Regular Expressions
• With .Net Regex you need to think about efficiency first.
• Regex class supports two flavors of Regular Expressions
- Full featured .Net version
- ECMA (JavaScript) version
• Outcome of Regex.Match can tell which part of subject matched which parts of pattern.
• Concatenation, Alternation (|), Repetition (*)
• Regex is immutable class.
• Regex finds leftmost match.
• Alternation: Order of terms in alternation is important (catnip|cat) will match catnip first and if this didn’t match then it will match cat.
• Repetition
- Group a set of characters together using parenthesis for e.g. (cat)* matches all multiple occurrences of cat.
- (cat)* : Match 0 or more
- (cat)? : Match 0 or 1
- (cat)+ : Match 1 or more
- (cat){1, 4}: Minimum 1 and maximum 4 occurrences are to be matched.
Matching whole Expressions
• Match.NextMatch gives next match.
• (?m) : End modifier. This says that subsequent Regex is multiline regular expression.
• \A : Match start of the string. This is not affected by End modifier.
• ^: Same as \A if regular expression is not multiline. Matches subsequent pattern only at the start of new line.
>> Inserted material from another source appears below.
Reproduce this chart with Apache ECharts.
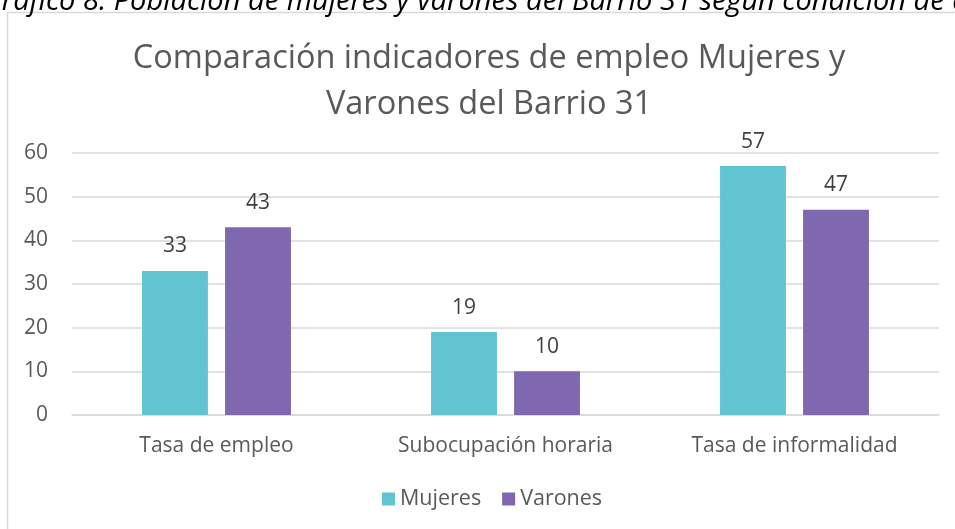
<!DOCTYPE html>
<html>
<head>
<meta charset="utf-8">
<script src="https://cdn.jsdelivr.net/npm/echarts@6/dist/echarts.min.js"></script>
<style>
  html, body { margin: 0; padding: 0; background: #fff; }
  #chart { width: 955px; height: 529px; }
</style>
</head>
<body>
<div id="chart"></div>
<script>
var categories = ['Tasa de empleo', 'Subocupación horaria', 'Tasa de informalidad'];
var mujeres = [33, 19, 57];
var varones = [43, 10, 47];
var yTicks = { min: 0, max: 60, interval: 10 };

var font = 'Open Sans';
var myChart = echarts.init(document.getElementById('chart'));

var option = {
    animation: false,
    backgroundColor: '#fff',
    textStyle: { fontFamily: font },
    graphic: [
        {
            type: 'rect',
            shape: { x: 7.5, y: 12.5, width: 1000, height: 600 },
            style: { fill: 'none', stroke: '#d9d9d9', lineWidth: 1.5 },
            silent: true
        },
        {
            type: 'text',
            x: -18,
            y: -13,
            style: {
                text: 'Gráfico 8: Población de mujeres y varones del Barrio 31 según condición de actividad',
                font: 'italic 29px "Open Sans"',
                fill: '#000'
            }
        },
        {
            // chart title, two centred lines
            type: 'text',
            x: 489,
            y: 36,
            style: {
                text: 'Comparación indicadores de empleo Mujeres y\nVarones del Barrio 31',
                font: '32.5px "Open Sans"',
                fill: '#595959',
                align: 'center',
                lineHeight: 46
            }
        }
    ],
    legend: {
        top: 488,
        left: 382,
        padding: 0,
        itemWidth: 13,
        itemHeight: 13,
        itemGap: 21,
        icon: 'rect',
        textStyle: { fontFamily: font, fontSize: 21.5, color: '#595959' },
        data: ['Mujeres', 'Varones']
    },
    grid: {
        left: 72,
        right: 16,
        top: 153,
        bottom: 114
    },
    xAxis: {
        type: 'category',
        data: categories,
        axisLine: { lineStyle: { color: '#d9d9d9', width: 1.5 } },
        axisTick: { show: false },
        axisLabel: { fontFamily: font, fontSize: 21, color: '#595959', margin: 21 }
    },
    yAxis: {
        type: 'value',
        min: yTicks.min,
        max: yTicks.max,
        interval: yTicks.interval,
        axisLine: { show: false },
        axisTick: { show: false },
        splitLine: { lineStyle: { color: '#d9d9d9', width: 1.5 } },
        axisLabel: { fontFamily: font, fontSize: 21, color: '#595959', margin: 24 }
    },
    series: [
        {
            name: 'Mujeres',
            type: 'bar',
            data: mujeres,
            barWidth: '22.8%',
            barGap: '26%',
            itemStyle: { color: '#60C5D0' },
            label: { show: true, position: 'top', distance: 14, fontFamily: font, fontSize: 21, color: '#404040' }
        },
        {
            name: 'Varones',
            type: 'bar',
            data: varones,
            barWidth: '22.8%',
            itemStyle: { color: '#8068B0' },
            label: { show: true, position: 'top', distance: 14, fontFamily: font, fontSize: 21, color: '#404040' }
        }
    ]
};

myChart.setOption(option);
</script>
</body>
</html>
• $: (Opposite of ^) When regular expression is not multiline, match should end with string end. When regular expression is NOT multiline, match should end with newline.
• \Z: (Opposite of \A) is not affected by End modifier. Match end of string.
• Custom character class e.g. [abc]
• Custom character class is more efficient than alternatives i.e. [abc] is more efficient than a|b|c. That’s why character classes are preferred over alternations if possible.
• Character class matches single character only.
• [a-z0-9] : All characters from a to z and 0 to 9
• [^a-z]: All characters except a to z. ^ is negation in this context.
• /d : [0-9]
• /D: [^0-9] (Note negation, so all characters except 0 to 9.
• /s: Any white space character
• /S: Negation of /s
• /w: a to z, A to Z, 0 to 9 and underscore and few more characters which are part considered to be part of English word
• /W: Negation of /w
• \w{3}: Match exactly 3 word characters
• \ is escape character. Regex.Escape method will add escape characters wherever necessary.
• \b: Word boundary. Matches with start or end of the word.
• \B: Negation of \b
• . (Dot): Wild character. Matches any character. By default won’t match New line.
• (?s) : Dot Modifier. (Dot) will match new line character as well. (:) colon is used to scope modifier to only one alternation pattern. For e.g. (?s: c.t) | d.g : Here modifier is applied only to first clause of the pattern.
• Avoid using operator * on . (dot) for performance reasons.